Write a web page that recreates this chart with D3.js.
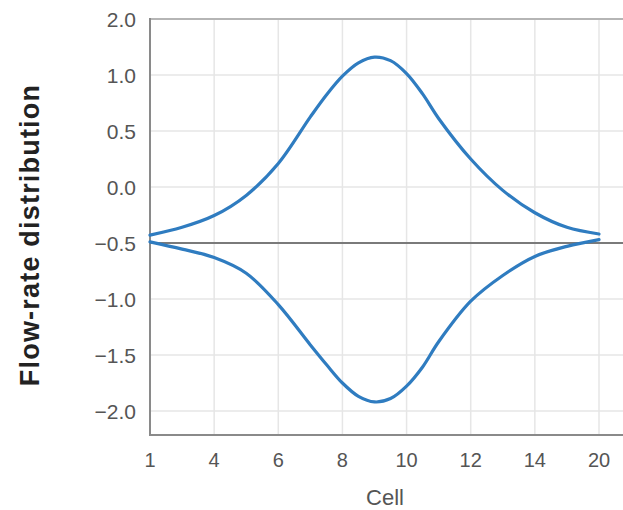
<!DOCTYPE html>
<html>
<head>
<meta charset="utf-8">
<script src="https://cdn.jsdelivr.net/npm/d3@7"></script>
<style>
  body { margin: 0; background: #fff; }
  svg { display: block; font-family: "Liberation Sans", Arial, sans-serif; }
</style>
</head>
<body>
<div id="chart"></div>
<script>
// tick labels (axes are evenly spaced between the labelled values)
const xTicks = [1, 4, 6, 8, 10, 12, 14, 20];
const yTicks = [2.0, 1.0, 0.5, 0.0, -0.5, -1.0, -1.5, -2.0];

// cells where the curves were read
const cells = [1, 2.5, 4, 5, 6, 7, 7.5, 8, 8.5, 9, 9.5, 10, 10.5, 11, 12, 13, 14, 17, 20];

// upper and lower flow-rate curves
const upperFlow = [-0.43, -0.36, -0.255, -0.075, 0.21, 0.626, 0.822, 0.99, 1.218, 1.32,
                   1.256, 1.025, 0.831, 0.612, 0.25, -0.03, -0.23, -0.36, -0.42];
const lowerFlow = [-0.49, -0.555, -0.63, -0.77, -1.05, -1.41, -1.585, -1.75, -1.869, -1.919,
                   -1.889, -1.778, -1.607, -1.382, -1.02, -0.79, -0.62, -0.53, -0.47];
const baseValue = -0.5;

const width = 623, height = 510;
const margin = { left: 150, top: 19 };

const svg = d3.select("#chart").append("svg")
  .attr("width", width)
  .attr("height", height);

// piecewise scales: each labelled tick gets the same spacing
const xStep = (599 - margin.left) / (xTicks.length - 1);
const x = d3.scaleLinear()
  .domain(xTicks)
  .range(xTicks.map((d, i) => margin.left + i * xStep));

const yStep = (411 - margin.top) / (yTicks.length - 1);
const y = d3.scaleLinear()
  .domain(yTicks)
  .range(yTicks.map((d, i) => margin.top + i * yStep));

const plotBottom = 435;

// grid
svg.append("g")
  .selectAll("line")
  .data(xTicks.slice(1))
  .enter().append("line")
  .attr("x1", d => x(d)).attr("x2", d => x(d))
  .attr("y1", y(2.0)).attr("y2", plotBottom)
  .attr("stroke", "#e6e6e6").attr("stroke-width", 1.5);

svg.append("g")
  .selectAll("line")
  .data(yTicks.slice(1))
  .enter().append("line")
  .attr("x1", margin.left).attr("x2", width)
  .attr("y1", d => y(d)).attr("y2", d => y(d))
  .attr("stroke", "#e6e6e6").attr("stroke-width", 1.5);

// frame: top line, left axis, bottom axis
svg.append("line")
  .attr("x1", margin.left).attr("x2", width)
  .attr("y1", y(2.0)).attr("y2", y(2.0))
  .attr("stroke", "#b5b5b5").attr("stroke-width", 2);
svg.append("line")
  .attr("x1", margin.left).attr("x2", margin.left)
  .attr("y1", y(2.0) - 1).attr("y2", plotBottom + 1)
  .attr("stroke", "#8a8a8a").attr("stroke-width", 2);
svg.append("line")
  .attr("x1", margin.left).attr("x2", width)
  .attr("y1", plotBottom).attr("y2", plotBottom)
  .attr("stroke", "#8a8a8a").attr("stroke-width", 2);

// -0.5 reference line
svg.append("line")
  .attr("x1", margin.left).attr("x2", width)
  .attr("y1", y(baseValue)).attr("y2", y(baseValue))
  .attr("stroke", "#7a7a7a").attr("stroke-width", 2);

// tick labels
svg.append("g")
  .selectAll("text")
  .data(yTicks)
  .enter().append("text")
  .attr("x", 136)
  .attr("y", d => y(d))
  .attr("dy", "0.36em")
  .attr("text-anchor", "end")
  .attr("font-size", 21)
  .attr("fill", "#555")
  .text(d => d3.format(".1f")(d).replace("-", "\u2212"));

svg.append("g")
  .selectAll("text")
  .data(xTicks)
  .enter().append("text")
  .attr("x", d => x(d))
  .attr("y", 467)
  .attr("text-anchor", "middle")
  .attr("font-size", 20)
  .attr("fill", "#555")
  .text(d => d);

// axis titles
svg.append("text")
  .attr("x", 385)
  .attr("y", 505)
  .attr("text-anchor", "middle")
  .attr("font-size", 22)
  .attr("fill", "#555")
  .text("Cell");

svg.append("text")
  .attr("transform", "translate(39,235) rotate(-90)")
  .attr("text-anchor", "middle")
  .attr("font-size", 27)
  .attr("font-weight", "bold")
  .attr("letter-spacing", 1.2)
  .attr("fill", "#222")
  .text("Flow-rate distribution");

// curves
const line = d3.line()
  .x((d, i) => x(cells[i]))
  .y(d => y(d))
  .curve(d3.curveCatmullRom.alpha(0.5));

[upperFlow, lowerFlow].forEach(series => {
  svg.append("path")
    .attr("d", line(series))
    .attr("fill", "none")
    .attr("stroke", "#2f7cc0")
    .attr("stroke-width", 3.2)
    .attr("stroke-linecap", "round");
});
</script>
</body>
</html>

What to do
Each line above is to be copied verbatim. Drop any image from the copy.

Worked solution
Write a web page that recreates this chart with D3.js.
<!DOCTYPE html>
<html>
<head>
<meta charset="utf-8">
<script src="https://cdn.jsdelivr.net/npm/d3@7"></script>
<style>
  body { margin: 0; background: #fff; }
  svg { display: block; font-family: "Liberation Sans", Arial, sans-serif; }
</style>
</head>
<body>
<div id="chart"></div>
<script>
// tick labels (axes are evenly spaced between the labelled values)
const xTicks = [1, 4, 6, 8, 10, 12, 14, 20];
const yTicks = [2.0, 1.0, 0.5, 0.0, -0.5, -1.0, -1.5, -2.0];

// cells where the curves were read
const cells = [1, 2.5, 4, 5, 6, 7, 7.5, 8, 8.5, 9, 9.5, 10, 10.5, 11, 12, 13, 14, 17, 20];

// upper and lower flow-rate curves
const upperFlow = [-0.43, -0.36, -0.255, -0.075, 0.21, 0.626, 0.822, 0.99, 1.218, 1.32,
                   1.256, 1.025, 0.831, 0.612, 0.25, -0.03, -0.23, -0.36, -0.42];
const lowerFlow = [-0.49, -0.555, -0.63, -0.77, -1.05, -1.41, -1.585, -1.75, -1.869, -1.919,
                   -1.889, -1.778, -1.607, -1.382, -1.02, -0.79, -0.62, -0.53, -0.47];
const baseValue = -0.5;

const width = 623, height = 510;
const margin = { left: 150, top: 19 };

const svg = d3.select("#chart").append("svg")
  .attr("width", width)
  .attr("height", height);

// piecewise scales: each labelled tick gets the same spacing
const xStep = (599 - margin.left) / (xTicks.length - 1);
const x = d3.scaleLinear()
  .domain(xTicks)
  .range(xTicks.map((d, i) => margin.left + i * xStep));

const yStep = (411 - margin.top) / (yTicks.length - 1);
const y = d3.scaleLinear()
  .domain(yTicks)
  .range(yTicks.map((d, i) => margin.top + i * yStep));

const plotBottom = 435;

// grid
svg.append("g")
  .selectAll("line")
  .data(xTicks.slice(1))
  .enter().append("line")
  .attr("x1", d => x(d)).attr("x2", d => x(d))
  .attr("y1", y(2.0)).attr("y2", plotBottom)
  .attr("stroke", "#e6e6e6").attr("stroke-width", 1.5);

svg.append("g")
  .selectAll("line")
  .data(yTicks.slice(1))
  .enter().append("line")
  .attr("x1", margin.left).attr("x2", width)
  .attr("y1", d => y(d)).attr("y2", d => y(d))
  .attr("stroke", "#e6e6e6").attr("stroke-width", 1.5);

// frame: top line, left axis, bottom axis
svg.append("line")
  .attr("x1", margin.left).attr("x2", width)
  .attr("y1", y(2.0)).attr("y2", y(2.0))
  .attr("stroke", "#b5b5b5").attr("stroke-width", 2);
svg.append("line")
  .attr("x1", margin.left).attr("x2", margin.left)
  .attr("y1", y(2.0) - 1).attr("y2", plotBottom + 1)
  .attr("stroke", "#8a8a8a").attr("stroke-width", 2);
svg.append("line")
  .attr("x1", margin.left).attr("x2", width)
  .attr("y1", plotBottom).attr("y2", plotBottom)
  .attr("stroke", "#8a8a8a").attr("stroke-width", 2);

// -0.5 reference line
svg.append("line")
  .attr("x1", margin.left).attr("x2", width)
  .attr("y1", y(baseValue)).attr("y2", y(baseValue))
  .attr("stroke", "#7a7a7a").attr("stroke-width", 2);

// tick labels
svg.append("g")
  .selectAll("text")
  .data(yTicks)
  .enter().append("text")
  .attr("x", 136)
  .attr("y", d => y(d))
  .attr("dy", "0.36em")
  .attr("text-anchor", "end")
  .attr("font-size", 21)
  .attr("fill", "#555")
  .text(d => d3.format(".1f")(d).replace("-", "\u2212"));

svg.append("g")
  .selectAll("text")
  .data(xTicks)
  .enter().append("text")
  .attr("x", d => x(d))
  .attr("y", 467)
  .attr("text-anchor", "middle")
  .attr("font-size", 20)
  .attr("fill", "#555")
  .text(d => d);

// axis titles
svg.append("text")
  .attr("x", 385)
  .attr("y", 505)
  .attr("text-anchor", "middle")
  .attr("font-size", 22)
  .attr("fill", "#555")
  .text("Cell");

svg.append("text")
  .attr("transform", "translate(39,235) rotate(-90)")
  .attr("text-anchor", "middle")
  .attr("font-size", 27)
  .attr("font-weight", "bold")
  .attr("letter-spacing", 1.2)
  .attr("fill", "#222")
  .text("Flow-rate distribution");

// curves
const line = d3.line()
  .x((d, i) => x(cells[i]))
  .y(d => y(d))
  .curve(d3.curveCatmullRom.alpha(0.5));

[upperFlow, lowerFlow].forEach(series => {
  svg.append("path")
    .attr("d", line(series))
    .attr("fill", "none")
    .attr("stroke", "#2f7cc0")
    .attr("stroke-width", 3.2)
    .attr("stroke-linecap", "round");
});
</script>
</body>
</html>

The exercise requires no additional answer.